_Provided records:_

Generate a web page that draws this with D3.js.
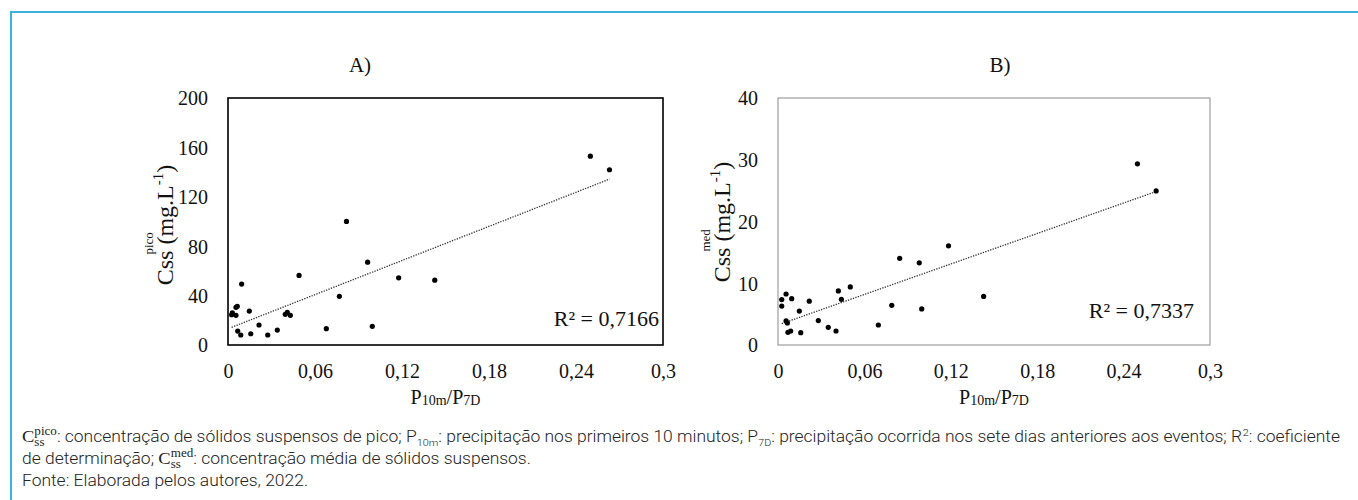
<!DOCTYPE html>
<html><head><meta charset="utf-8">
<script src="https://cdn.jsdelivr.net/npm/d3@7"></script>
<style>body{margin:0;background:#fff}svg{display:block}text{white-space:pre}</style>
</head><body>
<svg id="c" width="1358" height="500"></svg>
<script>
// ---------------- data ----------------
const xTicks = [0, 0.06, 0.12, 0.18, 0.24, 0.3];
const xTickLabels = ["0", "0,06", "0,12", "0,18", "0,24", "0,3"];
const yTicksA = [0, 40, 80, 120, 160, 200];
const yTicksB = [0, 10, 20, 30, 40];
const panelTitles = ["A)", "B)"];
const r2Labels = ["R² = 0,7166", "R² = 0,7337"];
const yTitleSup = ["pico", "med"];

// Panel A: P10m/P7D vs Css pico (mg/L)
const xA = [0.0030,0.0025,0.0055,0.0064,0.0055,0.0094,0.0147,0.0067,0.0088,0.0157,0.0214,0.0274,0.0340,0.0395,0.0409,0.0430,0.0490,0.0678,0.0768,0.0817,0.0963,0.0995,0.1177,0.1426,0.2499,0.2631];
const yA = [26.1,24.5,30.5,31.3,24.0,49.3,27.5,11.3,8.1,9.1,16.2,8.1,12.1,24.8,26.4,24.0,56.3,13.2,39.4,100.1,67.1,15.1,54.4,52.5,152.9,141.9];
// Panel B: P10m/P7D vs Css med (mg/L)
const xB = [0.0026,0.0026,0.0056,0.0095,0.0217,0.0148,0.0056,0.0065,0.0069,0.0088,0.0158,0.0280,0.0349,0.0403,0.0419,0.0440,0.0502,0.0697,0.0790,0.0845,0.0981,0.0998,0.1184,0.1428,0.2496,0.2626];
const yB = [7.35,6.3,8.26,7.5,7.1,5.5,3.9,3.56,2.06,2.27,2.0,3.95,2.87,2.27,8.75,7.4,9.4,3.24,6.43,14.04,13.3,5.84,16.06,7.87,29.34,24.95];

const captionLines = [
  [{k:"stack", c:"C", sup:"pico", sub:"ss"}, {k:"n", t:": concentração de sólidos suspensos de pico; P"}, {k:"sub", t:"10m"},
   {k:"n", t:": precipitação nos primeiros 10 minutos; P"}, {k:"sub", t:"7D"},
   {k:"n", t:": precipitação ocorrida nos sete dias anteriores aos eventos; R"}, {k:"sup", t:"2"}, {k:"n", t:": coeficiente"}],
  [{k:"n", t:"de determinação; "}, {k:"stack", c:"C", sup:"med", sub:"ss"}, {k:"n", t:": concentração média de sólidos suspensos."}],
  [{k:"n", t:"Fonte: Elaborada pelos autores, 2022."}]
];

// ---------------- drawing ----------------
const svg = d3.select("#c");
const SERIF = "'Liberation Serif','Times New Roman',serif";
const SANS = "Roboto,'Liberation Sans',sans-serif";
const SANS_W = 300;

function measure(str, size, family, weight) {
  const t = svg.append("text").attr("font-size", size).attr("font-family", family)
    .attr("font-weight", weight || 400).text(str);
  const w = t.node().getComputedTextLength();
  t.remove();
  return w;
}

// blue frame
svg.append("line").attr("x1", 10).attr("x2", 1358).attr("y1", 12).attr("y2", 12)
  .attr("stroke", "#3db2df").attr("stroke-width", 2);
svg.append("line").attr("x1", 11).attr("x2", 11).attr("y1", 11).attr("y2", 500)
  .attr("stroke", "#3db2df").attr("stroke-width", 2);

function regression(xs, ys) {
  const mx = d3.mean(xs), my = d3.mean(ys);
  let sxy = 0, sxx = 0;
  xs.forEach((x, i) => { sxy += (x - mx) * (ys[i] - my); sxx += (x - mx) * (x - mx); });
  const b = sxy / sxx;
  return {b, a: my - b * mx};
}

function drawPanel(p) {
  const g = svg.append("g");
  const x = d3.scaleLinear().domain([0, 0.3]).range([p.left, p.right]);
  const y = d3.scaleLinear().domain([0, p.yMax]).range([p.bottom, p.top]);

  const xa = g.append("g").attr("transform", `translate(0,${p.bottom})`)
    .call(d3.axisBottom(x).tickValues(xTicks).tickFormat((d, i) => xTickLabels[i]).tickSize(0).tickPadding(0));
  xa.select(".domain").remove();
  xa.selectAll("text").attr("font-family", SERIF).attr("font-size", 20).attr("fill", "#111")
    .attr("dy", null).attr("y", 33);

  const ya = g.append("g").attr("transform", `translate(${p.left},0)`)
    .call(d3.axisLeft(y).tickValues(p.yTicks).tickSize(0).tickPadding(20));
  ya.select(".domain").remove();
  ya.selectAll("text").attr("font-family", SERIF).attr("font-size", 20).attr("fill", "#111").attr("dy", "0.34em");

  g.append("rect").attr("x", p.left).attr("y", p.top)
    .attr("width", p.right - p.left).attr("height", p.bottom - p.top)
    .attr("fill", "none").attr("stroke", p.frameColor).attr("stroke-width", p.frameWidth);

  const reg = regression(p.xs, p.ys);
  const x0 = d3.min(p.xs), x1 = d3.max(p.xs);
  g.append("line").attr("x1", x(x0)).attr("y1", y(reg.a + reg.b * x0))
    .attr("x2", x(x1)).attr("y2", y(reg.a + reg.b * x1))
    .attr("stroke", "#333").attr("stroke-width", 1.3).attr("stroke-dasharray", "1.3,1.3");

  g.selectAll("circle").data(p.xs).join("circle")
    .attr("cx", d => x(d)).attr("cy", (d, i) => y(p.ys[i])).attr("r", 2.6).attr("fill", "#000");

  g.append("text").attr("x", p.r2x).attr("y", p.r2y).attr("text-anchor", "end")
    .attr("font-family", SERIF).attr("font-size", 22).attr("fill", "#111").text(p.r2);

  g.append("text").attr("x", p.titleX).attr("y", 72).attr("text-anchor", "middle")
    .attr("font-family", SERIF).attr("font-size", 21).attr("fill", "#111").text(p.title);

  const xt = g.append("text").attr("x", (p.left + p.right) / 2).attr("y", 404).attr("text-anchor", "middle")
    .attr("font-family", SERIF).attr("font-size", 20).attr("fill", "#111");
  xt.append("tspan").text("P");
  xt.append("tspan").attr("font-size", 14).attr("dy", 1).text("10m");
  xt.append("tspan").attr("dy", -1).text("/P");
  xt.append("tspan").attr("font-size", 14).attr("dy", 1).text("7D");

  const fs = 24;
  const wCss = measure("Css", fs, SERIF);
  const wRest = measure(" (mg.L", fs, SERIF) + measure("-1", 15, SERIF) + measure(")", fs, SERIF);
  const W = wCss + wRest;
  const yg = g.append("g").attr("transform", `translate(${p.ytX},${p.ytY}) rotate(-90)`);
  const yt = yg.append("text").attr("x", -W / 2).attr("y", 0)
    .attr("font-family", SERIF).attr("font-size", fs).attr("fill", "#111");
  yt.append("tspan").text("Css (mg.L");
  yt.append("tspan").attr("font-size", 15).attr("dy", -10).text("-1");
  yt.append("tspan").attr("dy", 10).text(")");
  yg.append("text").attr("x", -W / 2 + wCss - 4).attr("y", -20)
    .attr("font-family", SERIF).attr("font-size", 13).attr("fill", "#111").text(p.sup);
}

drawPanel({left: 228, right: 663, top: 98, bottom: 345, yMax: 200, yTicks: yTicksA,
  xs: xA, ys: yA, frameColor: "#000", frameWidth: 1.6, r2: r2Labels[0], r2x: 659, r2y: 326,
  title: panelTitles[0], titleX: 360, ytX: 173, ytY: 225, sup: yTitleSup[0]});
drawPanel({left: 778, right: 1210, top: 98, bottom: 345, yMax: 40, yTicks: yTicksB,
  xs: xB, ys: yB, frameColor: "#8a8a8a", frameWidth: 1, r2: r2Labels[1], r2x: 1194, r2y: 318,
  title: panelTitles[1], titleX: 1000, ytX: 730, ytY: 222, sup: yTitleSup[1]});

// ---------------- caption ----------------
const capSize = 16;
const capBase = [442, 464, 486];
const capColor = "#222";
function drawLine(segs, baseY, g) {
  let cx = 0;
  segs.forEach(s => {
    if (s.k === "n") {
      g.append("text").attr("x", cx).attr("y", baseY).attr("font-family", SANS).attr("font-weight", SANS_W)
        .attr("font-size", capSize).attr("fill", capColor).text(s.t);
      cx += measure(s.t, capSize, SANS, SANS_W);
    } else if (s.k === "sub") {
      g.append("text").attr("x", cx).attr("y", baseY + 4).attr("font-family", SANS).attr("font-weight", SANS_W)
        .attr("font-size", capSize * 0.62).attr("fill", capColor).text(s.t);
      cx += measure(s.t, capSize * 0.62, SANS, SANS_W);
    } else if (s.k === "sup") {
      g.append("text").attr("x", cx + 0.5).attr("y", baseY - 6).attr("font-family", SANS).attr("font-weight", SANS_W)
        .attr("font-size", capSize * 0.62).attr("fill", capColor).text(s.t);
      cx += measure(s.t, capSize * 0.62, SANS, SANS_W) + 0.5;
    } else if (s.k === "stack") {
      g.append("text").attr("x", cx).attr("y", baseY).attr("font-family", SERIF).attr("font-size", capSize + 1)
        .attr("fill", capColor).text(s.c);
      cx += measure(s.c, capSize + 1, SERIF);
      g.append("text").attr("x", cx).attr("y", baseY - 7).attr("font-family", SERIF).attr("font-size", 12)
        .attr("fill", capColor).text(s.sup);
      g.append("text").attr("x", cx).attr("y", baseY + 4).attr("font-family", SERIF).attr("font-size", 12)
        .attr("fill", capColor).text(s.sub);
      cx += Math.max(measure(s.sup, 12, SERIF), measure(s.sub, 12, SERIF));
    }
  });
  return cx;
}
const capGroups = captionLines.map((segs, i) => {
  const g = svg.append("g");
  const w = drawLine(segs, 0, g);
  return {g, w, i};
});
const kx = 1318 / capGroups[0].w;
capGroups.forEach(c => c.g.attr("transform", `translate(22,${capBase[c.i]}) scale(${kx},1)`));
</script>
</body></html>
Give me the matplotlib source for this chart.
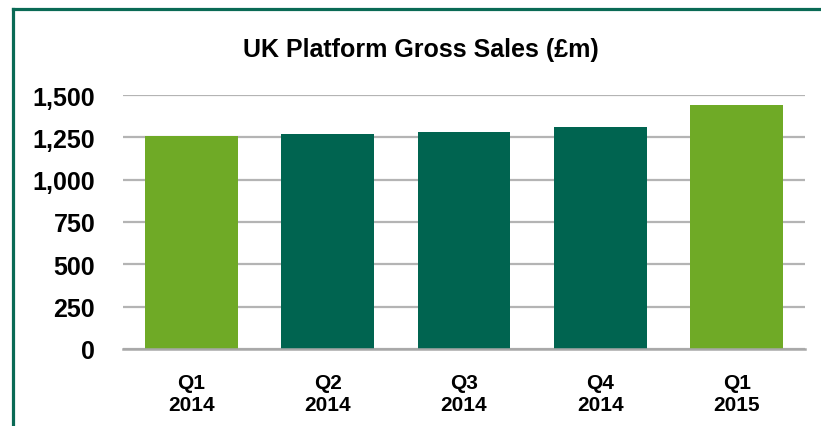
import matplotlib
matplotlib.use("Agg")
import matplotlib.pyplot as plt
from matplotlib.lines import Line2D

categories = ["Q1\n2014", "Q2\n2014", "Q3\n2014", "Q4\n2014", "Q1\n2015"]
values = [1255, 1267, 1284, 1312, 1440]
bar_colors = ["#6FAA26", "#006450", "#006450", "#006450", "#6FAA26"]
yticks = [0, 250, 500, 750, 1000, 1250, 1500]
ytick_labels = ["0", "250", "500", "750", "1,000", "1,250", "1,500"]
title = "UK Platform Gross Sales (£m)"

fig = plt.figure(figsize=(8.21, 4.27), dpi=100)
ax = fig.add_axes([123/821, 77/427, 682/821, 254/427])

x = range(len(categories))
ax.bar(x, values, width=0.68, color=bar_colors, zorder=3)
ax.set_xlim(-0.5, len(categories) - 0.5)
ax.set_ylim(0, 1500)
ax.set_yticks(yticks)
ax.set_yticklabels(ytick_labels, fontsize=18, fontweight="bold", family="Liberation Sans")
ax.set_xticks(list(x))
ax.set_xticklabels(categories, fontsize=15, fontweight="bold", family="Liberation Sans",
                   linespacing=1.25)
ax.tick_params(axis="both", length=0)
ax.tick_params(axis="y", pad=20)
ax.tick_params(axis="x", pad=17)
ax.yaxis.grid(True, color="#B4B4B4", linewidth=1.6, zorder=0)
for s in ["top", "right", "left"]:
    ax.spines[s].set_visible(False)
ax.spines["bottom"].set_color("#A8A8A8")
ax.spines["bottom"].set_linewidth(1.8)
ax.spines["bottom"].set_zorder(4)

fig.text(421/821, 1 - 57/427, title, ha="center", va="baseline", fontsize=18,
         fontweight="bold", family="Liberation Sans")

# green border (top and left)
border_color = "#0A6A55"
fig.add_artist(Line2D([13/821, 1.0], [1 - 10/427, 1 - 10/427], color=border_color,
                      linewidth=2.3, transform=fig.transFigure, solid_capstyle="projecting"))
fig.add_artist(Line2D([13/821, 13/821], [0, 1 - 10/427], color=border_color,
                      linewidth=2.3, transform=fig.transFigure, solid_capstyle="projecting"))

fig.savefig("out.png", dpi=100)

_Task:_ Count the lines in which the string "this" appears, then report only that figure.

_Response to the exercise:_ 2